* _What this task involves_: Exactly as written, retype the listing below, omitting the pictures.

-- begin --

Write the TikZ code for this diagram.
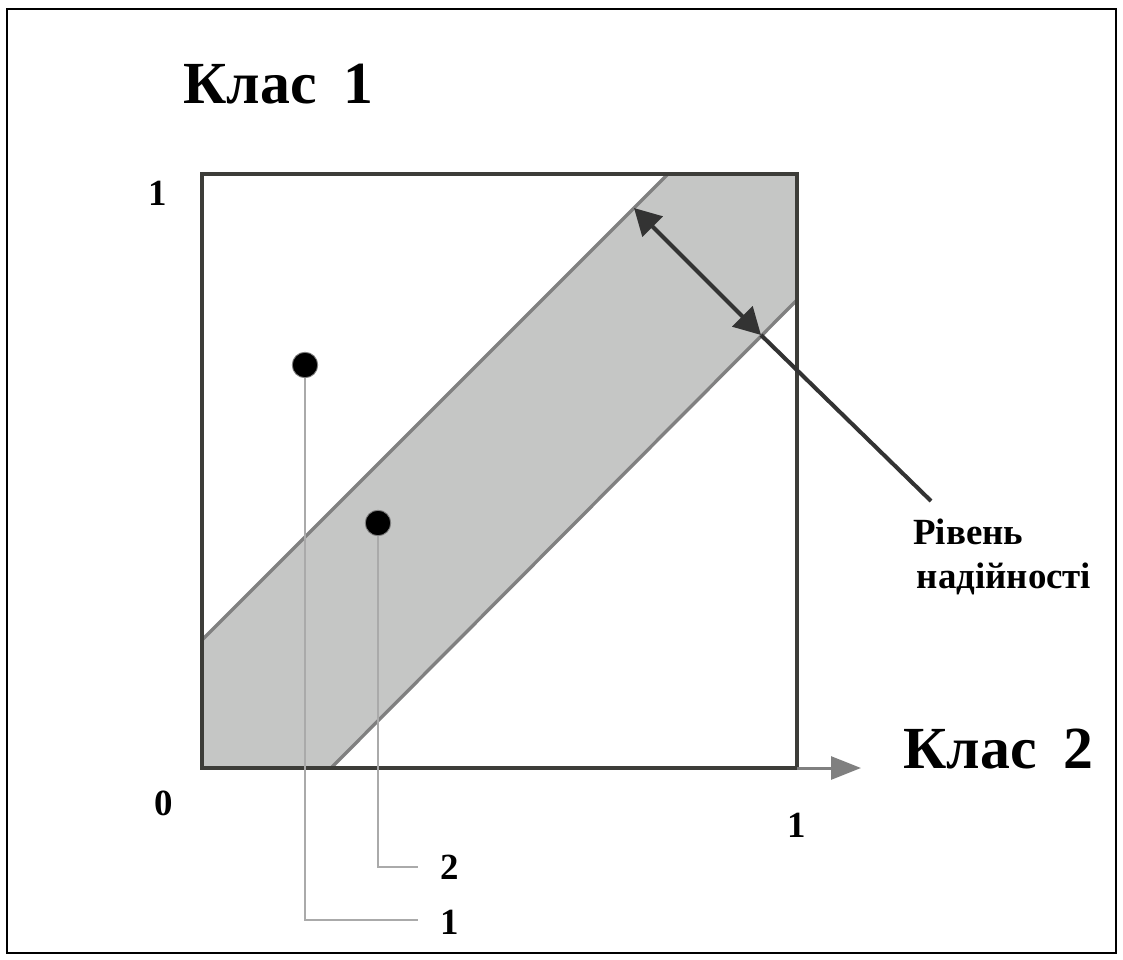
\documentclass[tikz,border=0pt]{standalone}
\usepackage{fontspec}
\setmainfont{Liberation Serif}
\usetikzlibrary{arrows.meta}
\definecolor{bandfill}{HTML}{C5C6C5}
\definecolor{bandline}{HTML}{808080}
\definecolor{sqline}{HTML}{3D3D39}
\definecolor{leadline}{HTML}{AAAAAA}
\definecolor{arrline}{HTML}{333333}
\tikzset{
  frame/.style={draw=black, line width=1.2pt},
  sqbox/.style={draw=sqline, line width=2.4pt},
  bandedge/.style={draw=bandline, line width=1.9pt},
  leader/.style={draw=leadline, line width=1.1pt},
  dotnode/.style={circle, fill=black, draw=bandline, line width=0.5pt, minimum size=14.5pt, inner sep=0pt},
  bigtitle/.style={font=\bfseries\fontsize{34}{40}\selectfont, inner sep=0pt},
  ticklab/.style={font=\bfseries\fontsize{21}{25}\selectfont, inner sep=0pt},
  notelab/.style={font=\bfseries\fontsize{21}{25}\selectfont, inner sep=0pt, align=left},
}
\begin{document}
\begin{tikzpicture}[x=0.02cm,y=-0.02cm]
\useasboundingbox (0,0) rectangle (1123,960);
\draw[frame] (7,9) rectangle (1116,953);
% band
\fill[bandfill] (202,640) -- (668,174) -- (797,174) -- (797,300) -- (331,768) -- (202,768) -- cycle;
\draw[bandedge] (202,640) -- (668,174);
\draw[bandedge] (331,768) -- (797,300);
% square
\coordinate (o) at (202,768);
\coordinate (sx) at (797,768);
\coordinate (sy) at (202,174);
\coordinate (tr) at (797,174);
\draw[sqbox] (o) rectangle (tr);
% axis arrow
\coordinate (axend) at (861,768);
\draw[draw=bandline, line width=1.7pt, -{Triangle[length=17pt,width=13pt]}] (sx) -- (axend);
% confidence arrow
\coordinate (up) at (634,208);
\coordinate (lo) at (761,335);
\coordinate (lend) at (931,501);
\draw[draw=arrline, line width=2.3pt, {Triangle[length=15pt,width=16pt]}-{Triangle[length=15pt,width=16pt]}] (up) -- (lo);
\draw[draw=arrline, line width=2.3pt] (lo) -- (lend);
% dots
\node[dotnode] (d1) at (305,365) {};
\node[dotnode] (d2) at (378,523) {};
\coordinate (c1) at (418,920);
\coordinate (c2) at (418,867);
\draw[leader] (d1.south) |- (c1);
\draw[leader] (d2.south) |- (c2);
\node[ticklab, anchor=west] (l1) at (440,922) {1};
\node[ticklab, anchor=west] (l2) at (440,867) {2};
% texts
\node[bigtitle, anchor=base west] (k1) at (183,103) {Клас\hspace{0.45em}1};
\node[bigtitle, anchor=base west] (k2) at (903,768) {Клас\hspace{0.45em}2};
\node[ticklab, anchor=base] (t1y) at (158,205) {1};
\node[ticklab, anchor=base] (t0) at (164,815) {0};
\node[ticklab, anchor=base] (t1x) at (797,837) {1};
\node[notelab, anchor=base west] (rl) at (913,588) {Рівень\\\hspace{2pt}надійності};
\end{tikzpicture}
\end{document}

-- end --

* _Result of the exercise_:
Write the TikZ code for this diagram.
\documentclass[tikz,border=0pt]{standalone}
\usepackage{fontspec}
\setmainfont{Liberation Serif}
\usetikzlibrary{arrows.meta}
\definecolor{bandfill}{HTML}{C5C6C5}
\definecolor{bandline}{HTML}{808080}
\definecolor{sqline}{HTML}{3D3D39}
\definecolor{leadline}{HTML}{AAAAAA}
\definecolor{arrline}{HTML}{333333}
\tikzset{
  frame/.style={draw=black, line width=1.2pt},
  sqbox/.style={draw=sqline, line width=2.4pt},
  bandedge/.style={draw=bandline, line width=1.9pt},
  leader/.style={draw=leadline, line width=1.1pt},
  dotnode/.style={circle, fill=black, draw=bandline, line width=0.5pt, minimum size=14.5pt, inner sep=0pt},
  bigtitle/.style={font=\bfseries\fontsize{34}{40}\selectfont, inner sep=0pt},
  ticklab/.style={font=\bfseries\fontsize{21}{25}\selectfont, inner sep=0pt},
  notelab/.style={font=\bfseries\fontsize{21}{25}\selectfont, inner sep=0pt, align=left},
}
\begin{document}
\begin{tikzpicture}[x=0.02cm,y=-0.02cm]
\useasboundingbox (0,0) rectangle (1123,960);
\draw[frame] (7,9) rectangle (1116,953);
% band
\fill[bandfill] (202,640) -- (668,174) -- (797,174) -- (797,300) -- (331,768) -- (202,768) -- cycle;
\draw[bandedge] (202,640) -- (668,174);
\draw[bandedge] (331,768) -- (797,300);
% square
\coordinate (o) at (202,768);
\coordinate (sx) at (797,768);
\coordinate (sy) at (202,174);
\coordinate (tr) at (797,174);
\draw[sqbox] (o) rectangle (tr);
% axis arrow
\coordinate (axend) at (861,768);
\draw[draw=bandline, line width=1.7pt, -{Triangle[length=17pt,width=13pt]}] (sx) -- (axend);
% confidence arrow
\coordinate (up) at (634,208);
\coordinate (lo) at (761,335);
\coordinate (lend) at (931,501);
\draw[draw=arrline, line width=2.3pt, {Triangle[length=15pt,width=16pt]}-{Triangle[length=15pt,width=16pt]}] (up) -- (lo);
\draw[draw=arrline, line width=2.3pt] (lo) -- (lend);
% dots
\node[dotnode] (d1) at (305,365) {};
\node[dotnode] (d2) at (378,523) {};
\coordinate (c1) at (418,920);
\coordinate (c2) at (418,867);
\draw[leader] (d1.south) |- (c1);
\draw[leader] (d2.south) |- (c2);
\node[ticklab, anchor=west] (l1) at (440,922) {1};
\node[ticklab, anchor=west] (l2) at (440,867) {2};
% texts
\node[bigtitle, anchor=base west] (k1) at (183,103) {Клас\hspace{0.45em}1};
\node[bigtitle, anchor=base west] (k2) at (903,768) {Клас\hspace{0.45em}2};
\node[ticklab, anchor=base] (t1y) at (158,205) {1};
\node[ticklab, anchor=base] (t0) at (164,815) {0};
\node[ticklab, anchor=base] (t1x) at (797,837) {1};
\node[notelab, anchor=base west] (rl) at (913,588) {Рівень\\\hspace{2pt}надійності};
\end{tikzpicture}
\end{document}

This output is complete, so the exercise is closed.